§ **Written problem**
Exclude the pictures, then repeat the remaining data exactly.

-- Start Provided material --

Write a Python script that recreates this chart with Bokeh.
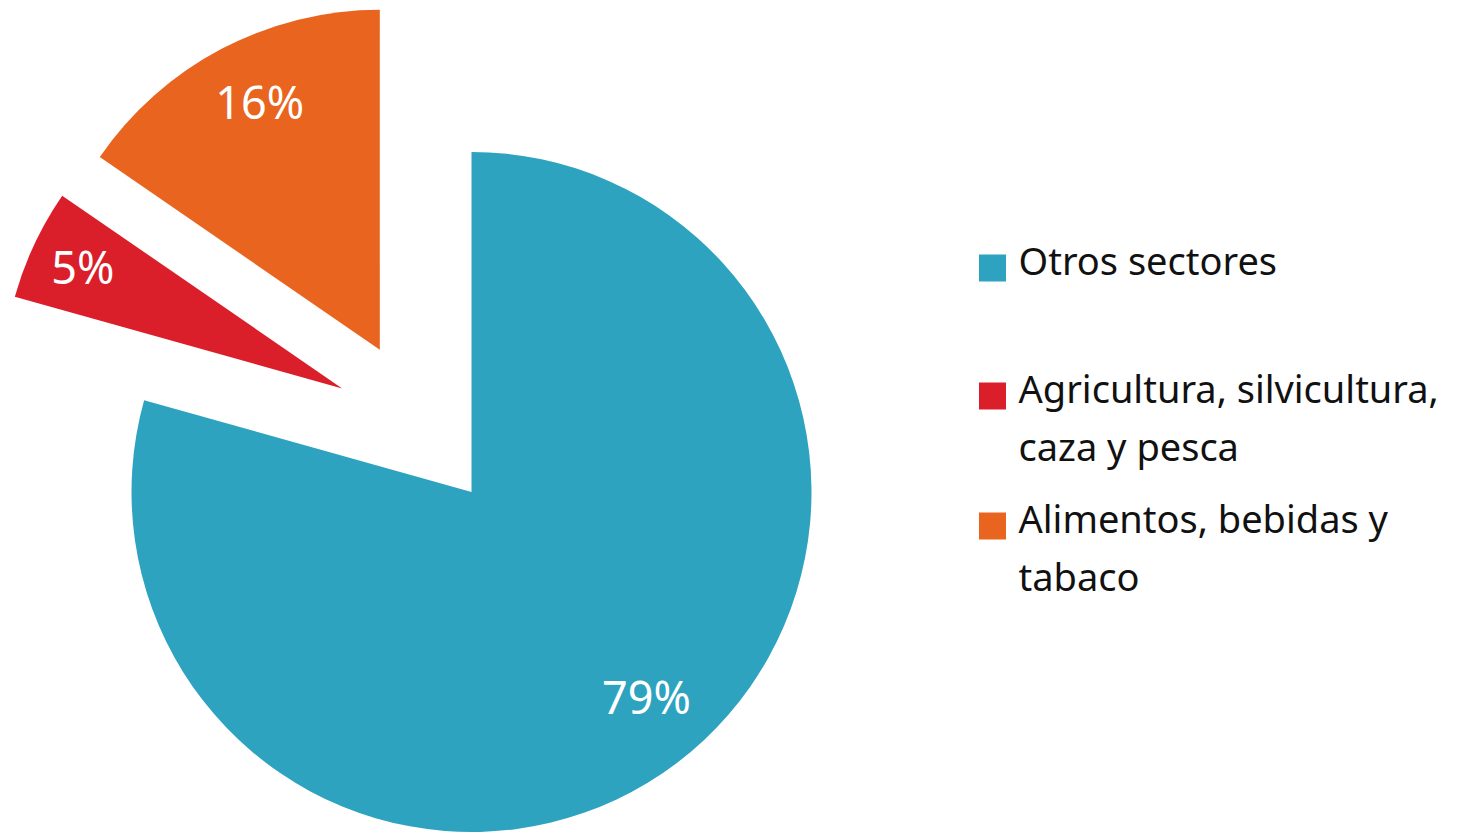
import numpy as np
from bokeh.plotting import figure
from bokeh.models import ColumnDataSource
from bokeh.core.properties import value
from bokeh.embed import file_html
from bokeh.resources import INLINE

# ---- data ----
categories = ["Otros sectores",
              "Agricultura, silvicultura,\ncaza y pesca",
              "Alimentos, bebidas y\ntabaco"]
shares = [79.35, 5.25, 15.4]
pct_labels = ["79%", "5%", "16%"]
colors = ["#2EA3C0", "#DA1F2A", "#E9651F"]

# ---- layout / style (page pixels) ----
W, H = 1464, 833
PAGE_H = 833
CX, CY_SCREEN = 471, 491.5
R = 340
explode_dx = [0.0, -129.3, -91.7]
explode_dy = [0.0, 103.5, 142.2]
label_r = [0.796, 0.84, 0.806]
label_ang_shift = [3.1, 0.4, -1.7]
FONT = "Noto Sans"
PCT_SIZE = 45
LEG_SIZE = 38
BASE_FIX = 0.4   # empirical baseline correction (em)

def Y(sy):
    return PAGE_H - sy

p = figure(width=W, height=H, x_range=(0, W), y_range=(PAGE_H - H, PAGE_H),
           output_backend="svg", toolbar_location=None, min_border=0)
p.axis.visible = False
p.grid.visible = False
p.outline_line_color = None
p.background_fill_color = "white"
p.border_fill_color = "white"

frac = np.array(shares) / np.sum(shares)
cum_after = np.cumsum(frac)
cum_before = cum_after - frac
start_deg = 90 - 360 * cum_after
end_deg = 90 - 360 * cum_before

cx = CX + np.array(explode_dx)
cy = Y(CY_SCREEN) + np.array(explode_dy)

src = ColumnDataSource(dict(x=cx, y=cy, start=np.radians(start_deg), end=np.radians(end_deg), color=colors))
p.wedge(x="x", y="y", radius=R, start_angle="start", end_angle="end", direction="anticlock",
        fill_color="color", line_color=None, source=src)

mid = np.radians((start_deg + end_deg) / 2 + np.array(label_ang_shift))
lx = cx + np.array(label_r) * R * np.cos(mid)
ly = cy + np.array(label_r) * R * np.sin(mid) + 2.5
p.text(x=lx, y=ly, text=pct_labels, text_color="white", text_font=value(FONT),
       text_font_size=f"{PCT_SIZE}px", text_align="center", text_baseline="alphabetic")

# ---- legend ----
leg_baselines = [275, 403, 533]
line_step = 57.5
sq_x, sq_size, txt_x = 992, 27, 1018
for cat, col, b in zip(categories, colors, leg_baselines):
    p.rect(x=[sq_x], y=[Y(b - 7.5)], width=sq_size, height=sq_size, fill_color=col, line_color=None)
    lines = cat.split("\n")
    p.text(x=[txt_x] * len(lines),
           y=[Y(b + i * line_step) + BASE_FIX * LEG_SIZE for i in range(len(lines))], text=lines,
           text_color="#111111", text_font=value(FONT), text_font_size=f"{LEG_SIZE}px",
           text_align="left", text_baseline="alphabetic")

open("out.html", "w").write(file_html(p, INLINE))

-- End Provided material --

§ **Correct answer**
Write a Python script that recreates this chart with Bokeh.
import numpy as np
from bokeh.plotting import figure
from bokeh.models import ColumnDataSource
from bokeh.core.properties import value
from bokeh.embed import file_html
from bokeh.resources import INLINE

# ---- data ----
categories = ["Otros sectores",
              "Agricultura, silvicultura,\ncaza y pesca",
              "Alimentos, bebidas y\ntabaco"]
shares = [79.35, 5.25, 15.4]
pct_labels = ["79%", "5%", "16%"]
colors = ["#2EA3C0", "#DA1F2A", "#E9651F"]

# ---- layout / style (page pixels) ----
W, H = 1464, 833
PAGE_H = 833
CX, CY_SCREEN = 471, 491.5
R = 340
explode_dx = [0.0, -129.3, -91.7]
explode_dy = [0.0, 103.5, 142.2]
label_r = [0.796, 0.84, 0.806]
label_ang_shift = [3.1, 0.4, -1.7]
FONT = "Noto Sans"
PCT_SIZE = 45
LEG_SIZE = 38
BASE_FIX = 0.4   # empirical baseline correction (em)

def Y(sy):
    return PAGE_H - sy

p = figure(width=W, height=H, x_range=(0, W), y_range=(PAGE_H - H, PAGE_H),
           output_backend="svg", toolbar_location=None, min_border=0)
p.axis.visible = False
p.grid.visible = False
p.outline_line_color = None
p.background_fill_color = "white"
p.border_fill_color = "white"

frac = np.array(shares) / np.sum(shares)
cum_after = np.cumsum(frac)
cum_before = cum_after - frac
start_deg = 90 - 360 * cum_after
end_deg = 90 - 360 * cum_before

cx = CX + np.array(explode_dx)
cy = Y(CY_SCREEN) + np.array(explode_dy)

src = ColumnDataSource(dict(x=cx, y=cy, start=np.radians(start_deg), end=np.radians(end_deg), color=colors))
p.wedge(x="x", y="y", radius=R, start_angle="start", end_angle="end", direction="anticlock",
        fill_color="color", line_color=None, source=src)

mid = np.radians((start_deg + end_deg) / 2 + np.array(label_ang_shift))
lx = cx + np.array(label_r) * R * np.cos(mid)
ly = cy + np.array(label_r) * R * np.sin(mid) + 2.5
p.text(x=lx, y=ly, text=pct_labels, text_color="white", text_font=value(FONT),
       text_font_size=f"{PCT_SIZE}px", text_align="center", text_baseline="alphabetic")

# ---- legend ----
leg_baselines = [275, 403, 533]
line_step = 57.5
sq_x, sq_size, txt_x = 992, 27, 1018
for cat, col, b in zip(categories, colors, leg_baselines):
    p.rect(x=[sq_x], y=[Y(b - 7.5)], width=sq_size, height=sq_size, fill_color=col, line_color=None)
    lines = cat.split("\n")
    p.text(x=[txt_x] * len(lines),
           y=[Y(b + i * line_step) + BASE_FIX * LEG_SIZE for i in range(len(lines))], text=lines,
           text_color="#111111", text_font=value(FONT), text_font_size=f"{LEG_SIZE}px",
           text_align="left", text_baseline="alphabetic")

open("out.html", "w").write(file_html(p, INLINE))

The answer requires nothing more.